Given records:
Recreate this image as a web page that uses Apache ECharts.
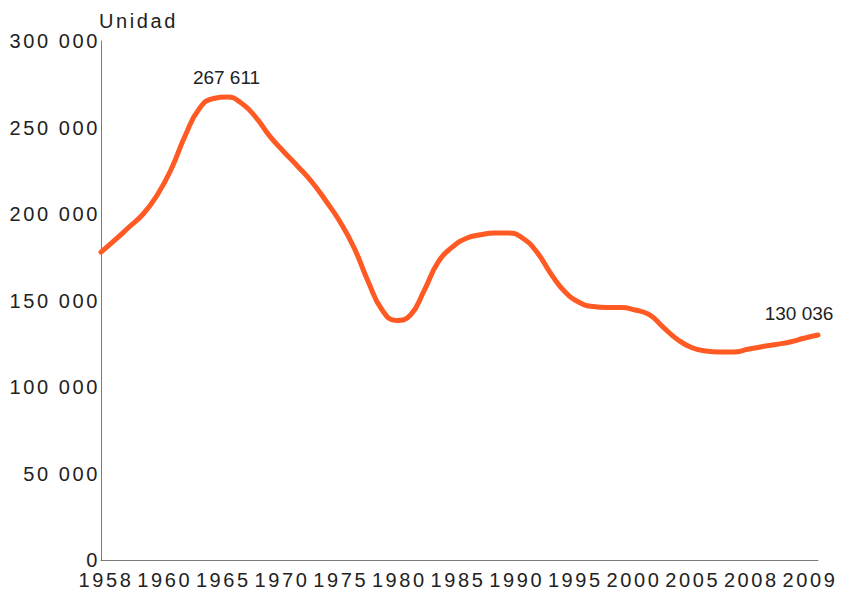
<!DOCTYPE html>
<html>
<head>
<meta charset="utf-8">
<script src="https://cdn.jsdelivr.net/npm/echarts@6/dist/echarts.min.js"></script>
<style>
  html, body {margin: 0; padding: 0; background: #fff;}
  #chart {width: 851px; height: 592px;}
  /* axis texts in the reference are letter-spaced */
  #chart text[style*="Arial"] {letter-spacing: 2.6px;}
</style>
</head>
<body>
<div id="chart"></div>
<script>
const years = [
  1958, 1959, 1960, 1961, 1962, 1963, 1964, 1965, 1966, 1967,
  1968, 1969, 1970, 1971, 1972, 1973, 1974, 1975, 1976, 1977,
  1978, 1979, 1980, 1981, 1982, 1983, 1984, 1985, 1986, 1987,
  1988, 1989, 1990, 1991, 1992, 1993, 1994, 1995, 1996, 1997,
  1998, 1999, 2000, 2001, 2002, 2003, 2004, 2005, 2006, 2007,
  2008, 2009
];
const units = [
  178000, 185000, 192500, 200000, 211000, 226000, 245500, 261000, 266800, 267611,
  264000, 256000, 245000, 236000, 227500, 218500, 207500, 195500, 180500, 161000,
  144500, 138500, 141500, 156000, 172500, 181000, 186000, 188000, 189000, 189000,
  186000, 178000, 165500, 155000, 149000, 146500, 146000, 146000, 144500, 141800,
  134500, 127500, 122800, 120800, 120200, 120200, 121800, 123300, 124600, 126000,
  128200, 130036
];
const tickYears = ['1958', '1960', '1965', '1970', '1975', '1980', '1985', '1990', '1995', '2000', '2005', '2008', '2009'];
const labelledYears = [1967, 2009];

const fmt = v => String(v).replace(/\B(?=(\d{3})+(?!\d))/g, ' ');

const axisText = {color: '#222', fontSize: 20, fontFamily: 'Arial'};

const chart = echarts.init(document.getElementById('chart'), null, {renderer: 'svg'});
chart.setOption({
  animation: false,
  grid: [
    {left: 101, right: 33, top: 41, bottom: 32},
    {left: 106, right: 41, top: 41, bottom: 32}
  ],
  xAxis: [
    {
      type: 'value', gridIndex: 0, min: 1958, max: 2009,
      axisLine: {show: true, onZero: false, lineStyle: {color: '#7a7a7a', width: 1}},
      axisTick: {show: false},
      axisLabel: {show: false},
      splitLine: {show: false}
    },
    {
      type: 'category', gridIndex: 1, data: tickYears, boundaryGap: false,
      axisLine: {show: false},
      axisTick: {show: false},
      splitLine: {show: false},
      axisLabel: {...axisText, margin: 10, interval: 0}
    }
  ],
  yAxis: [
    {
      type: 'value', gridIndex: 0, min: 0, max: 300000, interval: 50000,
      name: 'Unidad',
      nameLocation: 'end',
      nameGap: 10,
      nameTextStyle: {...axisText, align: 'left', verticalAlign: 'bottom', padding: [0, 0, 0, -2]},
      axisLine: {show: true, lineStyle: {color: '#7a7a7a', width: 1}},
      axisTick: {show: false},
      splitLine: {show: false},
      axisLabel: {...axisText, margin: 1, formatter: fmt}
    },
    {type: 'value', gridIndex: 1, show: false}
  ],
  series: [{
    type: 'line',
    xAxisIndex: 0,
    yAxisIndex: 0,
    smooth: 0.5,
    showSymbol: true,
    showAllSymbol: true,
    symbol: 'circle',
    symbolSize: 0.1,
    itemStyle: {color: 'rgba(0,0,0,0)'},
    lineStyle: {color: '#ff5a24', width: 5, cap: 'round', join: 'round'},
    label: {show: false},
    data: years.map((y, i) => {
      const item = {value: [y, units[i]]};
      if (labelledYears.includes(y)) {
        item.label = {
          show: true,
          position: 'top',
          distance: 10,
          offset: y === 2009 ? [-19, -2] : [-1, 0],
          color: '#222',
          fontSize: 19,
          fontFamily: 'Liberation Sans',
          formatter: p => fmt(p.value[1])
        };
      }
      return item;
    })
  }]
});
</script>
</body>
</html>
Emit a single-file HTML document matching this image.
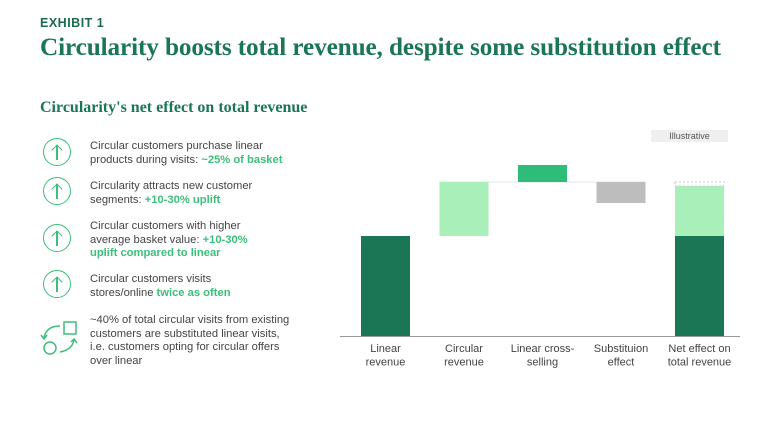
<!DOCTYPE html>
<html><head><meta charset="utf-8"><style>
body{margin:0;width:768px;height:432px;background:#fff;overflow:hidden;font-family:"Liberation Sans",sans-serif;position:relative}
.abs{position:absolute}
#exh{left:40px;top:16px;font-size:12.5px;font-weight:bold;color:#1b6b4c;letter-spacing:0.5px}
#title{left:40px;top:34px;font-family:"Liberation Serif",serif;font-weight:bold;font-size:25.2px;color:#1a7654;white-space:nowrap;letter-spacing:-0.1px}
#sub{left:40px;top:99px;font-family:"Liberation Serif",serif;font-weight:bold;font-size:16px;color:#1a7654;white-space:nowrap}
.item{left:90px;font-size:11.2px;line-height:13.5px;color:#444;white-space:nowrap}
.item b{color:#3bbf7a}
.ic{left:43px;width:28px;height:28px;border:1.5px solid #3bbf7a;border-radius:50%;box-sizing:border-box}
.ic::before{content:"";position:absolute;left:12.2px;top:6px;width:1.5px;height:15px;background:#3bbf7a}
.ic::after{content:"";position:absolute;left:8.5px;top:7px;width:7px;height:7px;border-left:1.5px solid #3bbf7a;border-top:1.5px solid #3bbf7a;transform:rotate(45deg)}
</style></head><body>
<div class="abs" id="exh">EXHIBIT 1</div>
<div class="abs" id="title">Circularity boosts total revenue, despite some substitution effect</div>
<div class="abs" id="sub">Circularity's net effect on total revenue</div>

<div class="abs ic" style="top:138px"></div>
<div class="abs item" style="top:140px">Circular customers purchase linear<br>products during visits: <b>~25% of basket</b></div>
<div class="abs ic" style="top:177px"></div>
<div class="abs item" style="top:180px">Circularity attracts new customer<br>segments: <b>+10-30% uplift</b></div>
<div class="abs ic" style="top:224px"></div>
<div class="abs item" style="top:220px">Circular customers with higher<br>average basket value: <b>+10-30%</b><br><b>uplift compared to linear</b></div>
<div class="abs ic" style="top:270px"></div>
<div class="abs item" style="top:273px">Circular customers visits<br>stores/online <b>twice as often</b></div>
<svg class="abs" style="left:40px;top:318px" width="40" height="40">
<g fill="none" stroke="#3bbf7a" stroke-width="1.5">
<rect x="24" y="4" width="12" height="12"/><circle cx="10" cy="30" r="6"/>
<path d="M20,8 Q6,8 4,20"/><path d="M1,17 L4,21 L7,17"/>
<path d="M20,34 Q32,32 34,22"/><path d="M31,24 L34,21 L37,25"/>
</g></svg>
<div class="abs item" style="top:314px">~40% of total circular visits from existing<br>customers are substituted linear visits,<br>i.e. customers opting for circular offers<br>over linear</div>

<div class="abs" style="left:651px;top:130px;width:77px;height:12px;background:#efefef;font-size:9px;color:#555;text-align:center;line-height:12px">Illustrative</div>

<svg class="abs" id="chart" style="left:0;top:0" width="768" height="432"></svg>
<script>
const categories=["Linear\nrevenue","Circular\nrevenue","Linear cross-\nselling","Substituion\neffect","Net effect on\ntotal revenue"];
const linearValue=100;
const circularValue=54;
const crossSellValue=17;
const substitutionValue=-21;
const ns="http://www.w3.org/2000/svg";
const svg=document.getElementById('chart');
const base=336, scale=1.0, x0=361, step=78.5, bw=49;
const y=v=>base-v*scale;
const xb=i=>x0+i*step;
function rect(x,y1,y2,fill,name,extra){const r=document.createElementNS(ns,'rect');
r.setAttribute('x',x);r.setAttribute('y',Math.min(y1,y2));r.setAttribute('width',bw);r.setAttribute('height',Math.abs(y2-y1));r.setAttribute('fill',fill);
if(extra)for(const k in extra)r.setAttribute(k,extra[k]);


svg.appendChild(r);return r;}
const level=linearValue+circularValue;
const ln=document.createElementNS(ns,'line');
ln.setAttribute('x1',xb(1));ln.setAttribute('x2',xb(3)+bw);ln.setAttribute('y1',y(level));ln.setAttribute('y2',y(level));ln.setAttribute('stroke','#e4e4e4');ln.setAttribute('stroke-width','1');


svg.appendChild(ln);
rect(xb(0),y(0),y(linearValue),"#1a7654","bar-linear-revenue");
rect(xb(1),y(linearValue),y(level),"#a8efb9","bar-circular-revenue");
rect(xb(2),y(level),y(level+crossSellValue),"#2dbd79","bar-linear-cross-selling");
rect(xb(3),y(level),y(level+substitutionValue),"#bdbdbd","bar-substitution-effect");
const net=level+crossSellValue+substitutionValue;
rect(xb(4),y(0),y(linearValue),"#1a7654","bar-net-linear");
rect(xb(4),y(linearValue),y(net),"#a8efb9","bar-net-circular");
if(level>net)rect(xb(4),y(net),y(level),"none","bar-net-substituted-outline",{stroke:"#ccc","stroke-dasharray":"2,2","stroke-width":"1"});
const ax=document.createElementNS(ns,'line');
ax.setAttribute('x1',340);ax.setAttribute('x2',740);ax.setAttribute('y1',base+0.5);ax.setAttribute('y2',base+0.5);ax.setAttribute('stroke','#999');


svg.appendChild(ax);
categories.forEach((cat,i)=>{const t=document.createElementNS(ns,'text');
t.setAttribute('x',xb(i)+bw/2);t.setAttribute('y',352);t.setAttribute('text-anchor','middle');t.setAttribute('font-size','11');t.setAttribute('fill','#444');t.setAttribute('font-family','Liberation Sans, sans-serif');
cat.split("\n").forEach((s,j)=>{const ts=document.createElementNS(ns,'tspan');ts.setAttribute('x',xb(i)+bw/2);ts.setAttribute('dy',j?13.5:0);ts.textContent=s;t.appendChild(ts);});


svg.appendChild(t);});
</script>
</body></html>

What you will do: Only the lines from the start of the material through the line containing "const labelledYears = [1967, 2009];" should be transcribed. Pictures stay out.

Full answer:
Recreate this image as a web page that uses Apache ECharts.
<!DOCTYPE html>
<html>
<head>
<meta charset="utf-8">
<script src="https://cdn.jsdelivr.net/npm/echarts@6/dist/echarts.min.js"></script>
<style>
  html, body {margin: 0; padding: 0; background: #fff;}
  #chart {width: 851px; height: 592px;}
  /* axis texts in the reference are letter-spaced */
  #chart text[style*="Arial"] {letter-spacing: 2.6px;}
</style>
</head>
<body>
<div id="chart"></div>
<script>
const years = [
  1958, 1959, 1960, 1961, 1962, 1963, 1964, 1965, 1966, 1967,
  1968, 1969, 1970, 1971, 1972, 1973, 1974, 1975, 1976, 1977,
  1978, 1979, 1980, 1981, 1982, 1983, 1984, 1985, 1986, 1987,
  1988, 1989, 1990, 1991, 1992, 1993, 1994, 1995, 1996, 1997,
  1998, 1999, 2000, 2001, 2002, 2003, 2004, 2005, 2006, 2007,
  2008, 2009
];
const units = [
  178000, 185000, 192500, 200000, 211000, 226000, 245500, 261000, 266800, 267611,
  264000, 256000, 245000, 236000, 227500, 218500, 207500, 195500, 180500, 161000,
  144500, 138500, 141500, 156000, 172500, 181000, 186000, 188000, 189000, 189000,
  186000, 178000, 165500, 155000, 149000, 146500, 146000, 146000, 144500, 141800,
  134500, 127500, 122800, 120800, 120200, 120200, 121800, 123300, 124600, 126000,
  128200, 130036
];
const tickYears = ['1958', '1960', '1965', '1970', '1975', '1980', '1985', '1990', '1995', '2000', '2005', '2008', '2009'];
const labelledYears = [1967, 2009];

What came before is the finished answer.